How can we do this visualization for the bottom-up approach to constructing the BST? Basically I am trying to understand the algorithm to construct a BST from a sorted linked list, which takes O(N) in bottom-up manner, and O(Nlog N) in topdown manner. So I need to understand how it builds bottom-up.

Answer 1

Consider: http://www.leetcode.com/2010/11/convert-sorted-list-to-balanced-binary.html

BinaryTree* sortedListToBST(ListNode *& list, int start, int end) {
  if (start > end) return NULL;
  // same as (start+end)/2, avoids overflow
  int mid = start + (end - start) / 2;
  BinaryTree *leftChild = sortedListToBST(list, start, mid-1);
  BinaryTree *parent = new BinaryTree(list->data);
  parent->left = leftChild;
  list = list->next;
  parent->right = sortedListToBST(list, mid+1, end);
  return parent;
}

BinaryTree* sortedListToBST(ListNode *head, int n) {
  return sortedListToBST(head, 0, n-1);
}

Let's write out some of the recursive calls:

0 1 2 3 4 5 6 7 8 -> sortedListToBST(list, 0, 3) [A]
0 1 2 3           -> sortedListToBST(list, 0, 0) [B]
0                 -> sortedListToBST(list, 0, -1) [C]
*                 -> NULL [D]

[D] will return NULL.

Now, in [C], we will have leftChild = NULL and parent = 0 (first node in the list). The parent's left child will be NULL, and the list progresses. [C] will then call sortedListToBst(1, 0), which will return NULL, so the right child of parent will also be NULL. Your tree so far looks like this:

        0
     /     \
  null     null

Now, this will be returned to the left call in [B], so leftChild = 0 = the above in [B]. The parent in [B] will set itself to 1 (the second node in the list, note that we advanced the list head in a previous call - the list is global / passed by reference). Its left child will be set to what you compute in the previous step (the above tree). Your tree now looks like this:

        1
      /
     0
  /     \
null   null

The list is advanced again, pointing to 2. A recursive call sortedListToBST(list, 2, 3) will be made from [B], which will trigger multiple recursive calls.
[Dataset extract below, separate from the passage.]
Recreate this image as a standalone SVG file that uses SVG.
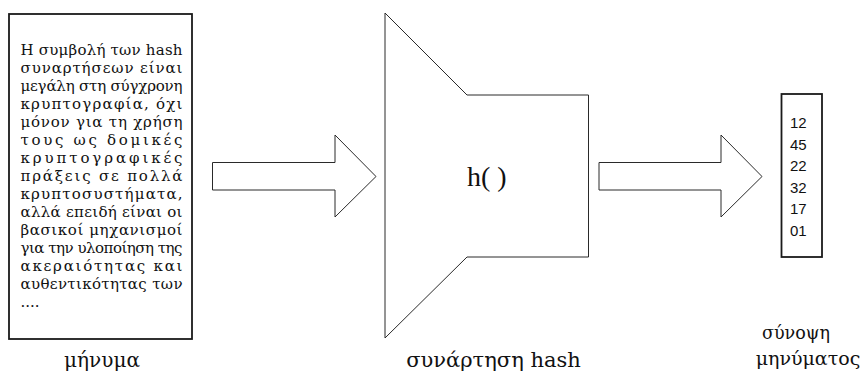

It's a lot to write / explain, but hopefully this sets you on the right track. It should be easier to follow on paper.

Answer 2

if you have a sorted input then creating a binary Tree is simple as it looks coz dividing the array by three parts left+mid+right at each stage recursively and attaching left and right to the parent/mid while backtracking will create the binary tree (Note its not Binary Search Tree that we built, but it is BST becoz of the nature of the input that it was sorted). Since we build the tree while backtracking, each element(root+internal nodes) might be accessed atmost 2 times (1 time when partitioning and other time when backtracking and assigning children) so the time complexity maybe atmost O(2n) or O(n) in general. Though it might look as if we build tree from top-down, since we perform recursion, but actually we build the tree bottom-up coz the nodes are constructed and interconnected to form subtrees when backtracking.
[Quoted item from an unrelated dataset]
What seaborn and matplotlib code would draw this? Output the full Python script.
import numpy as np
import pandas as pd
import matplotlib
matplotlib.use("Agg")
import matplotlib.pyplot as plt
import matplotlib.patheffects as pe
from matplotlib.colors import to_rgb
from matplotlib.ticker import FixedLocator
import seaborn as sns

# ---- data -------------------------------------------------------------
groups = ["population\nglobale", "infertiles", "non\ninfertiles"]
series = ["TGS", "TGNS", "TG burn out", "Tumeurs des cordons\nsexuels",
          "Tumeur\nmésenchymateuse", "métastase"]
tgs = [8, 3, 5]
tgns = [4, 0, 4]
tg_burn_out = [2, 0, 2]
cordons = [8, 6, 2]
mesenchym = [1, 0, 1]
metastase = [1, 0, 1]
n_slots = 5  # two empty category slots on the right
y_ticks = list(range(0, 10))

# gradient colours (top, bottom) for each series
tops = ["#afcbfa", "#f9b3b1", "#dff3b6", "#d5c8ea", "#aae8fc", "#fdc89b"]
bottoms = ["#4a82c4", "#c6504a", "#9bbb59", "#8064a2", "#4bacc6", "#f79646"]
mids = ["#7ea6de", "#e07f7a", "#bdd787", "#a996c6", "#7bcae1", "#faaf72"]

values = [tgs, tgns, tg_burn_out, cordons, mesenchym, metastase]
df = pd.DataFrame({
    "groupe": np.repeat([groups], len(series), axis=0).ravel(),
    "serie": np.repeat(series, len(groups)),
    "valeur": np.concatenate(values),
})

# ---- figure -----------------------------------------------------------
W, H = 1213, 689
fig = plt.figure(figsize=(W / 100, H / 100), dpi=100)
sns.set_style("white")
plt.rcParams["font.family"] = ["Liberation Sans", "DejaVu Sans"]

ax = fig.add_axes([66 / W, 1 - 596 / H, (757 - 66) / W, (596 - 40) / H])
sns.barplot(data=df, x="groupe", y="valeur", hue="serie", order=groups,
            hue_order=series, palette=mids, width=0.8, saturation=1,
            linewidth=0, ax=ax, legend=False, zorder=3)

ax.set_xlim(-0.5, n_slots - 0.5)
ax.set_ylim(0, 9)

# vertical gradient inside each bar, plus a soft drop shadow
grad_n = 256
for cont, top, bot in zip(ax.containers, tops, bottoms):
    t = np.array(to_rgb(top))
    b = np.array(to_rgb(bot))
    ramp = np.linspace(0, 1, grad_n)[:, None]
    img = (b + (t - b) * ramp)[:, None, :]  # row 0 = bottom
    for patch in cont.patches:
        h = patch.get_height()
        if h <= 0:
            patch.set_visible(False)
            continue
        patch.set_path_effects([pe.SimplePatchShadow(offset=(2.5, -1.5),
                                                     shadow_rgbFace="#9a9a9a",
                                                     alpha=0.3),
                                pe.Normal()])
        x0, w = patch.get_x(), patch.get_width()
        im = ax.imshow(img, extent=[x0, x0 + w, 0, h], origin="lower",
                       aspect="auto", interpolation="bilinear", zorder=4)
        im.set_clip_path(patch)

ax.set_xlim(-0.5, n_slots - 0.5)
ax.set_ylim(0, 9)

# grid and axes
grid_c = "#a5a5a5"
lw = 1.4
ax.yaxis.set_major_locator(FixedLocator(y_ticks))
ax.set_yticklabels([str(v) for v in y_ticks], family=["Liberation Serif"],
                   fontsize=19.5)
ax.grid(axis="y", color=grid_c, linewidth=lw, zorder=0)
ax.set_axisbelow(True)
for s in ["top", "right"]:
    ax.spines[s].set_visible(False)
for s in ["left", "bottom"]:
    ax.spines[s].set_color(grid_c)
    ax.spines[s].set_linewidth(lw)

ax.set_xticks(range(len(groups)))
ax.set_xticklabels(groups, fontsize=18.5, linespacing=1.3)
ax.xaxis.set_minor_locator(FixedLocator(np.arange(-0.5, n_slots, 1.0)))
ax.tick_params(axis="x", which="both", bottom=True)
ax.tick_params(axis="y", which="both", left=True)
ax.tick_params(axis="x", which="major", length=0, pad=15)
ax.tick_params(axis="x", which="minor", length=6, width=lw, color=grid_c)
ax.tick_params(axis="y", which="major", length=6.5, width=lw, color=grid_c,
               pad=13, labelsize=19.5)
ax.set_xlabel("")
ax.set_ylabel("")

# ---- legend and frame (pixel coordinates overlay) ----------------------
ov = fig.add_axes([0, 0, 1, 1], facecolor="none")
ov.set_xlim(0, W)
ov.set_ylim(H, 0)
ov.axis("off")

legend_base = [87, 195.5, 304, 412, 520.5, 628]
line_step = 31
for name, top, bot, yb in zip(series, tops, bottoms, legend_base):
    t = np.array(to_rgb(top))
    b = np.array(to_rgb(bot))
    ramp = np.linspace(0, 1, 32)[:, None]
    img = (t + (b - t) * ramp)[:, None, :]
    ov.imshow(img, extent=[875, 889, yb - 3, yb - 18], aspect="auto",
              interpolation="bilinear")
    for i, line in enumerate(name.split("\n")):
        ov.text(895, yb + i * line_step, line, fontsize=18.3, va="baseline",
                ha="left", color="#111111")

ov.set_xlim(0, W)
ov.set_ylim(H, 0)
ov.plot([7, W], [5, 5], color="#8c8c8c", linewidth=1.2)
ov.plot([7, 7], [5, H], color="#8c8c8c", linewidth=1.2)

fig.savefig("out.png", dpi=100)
This also has an interesting fact that the the tree formed will surely be a complete binary tree which has all levels completely filled except last level where nodes are filled from left to right.

A Perfect(Complete+Balanced) Binary Tree can be obtained where all levels are completely filled including last level when input size is a power of 2.

A balanced(abs(leftHeight)-abs(rightHeight)<=1) Tree built using this technique can be a Perfect binary Tree or Complete binary Tree with last level having only leftmost one node.

This works for both Arrays and linked Lists.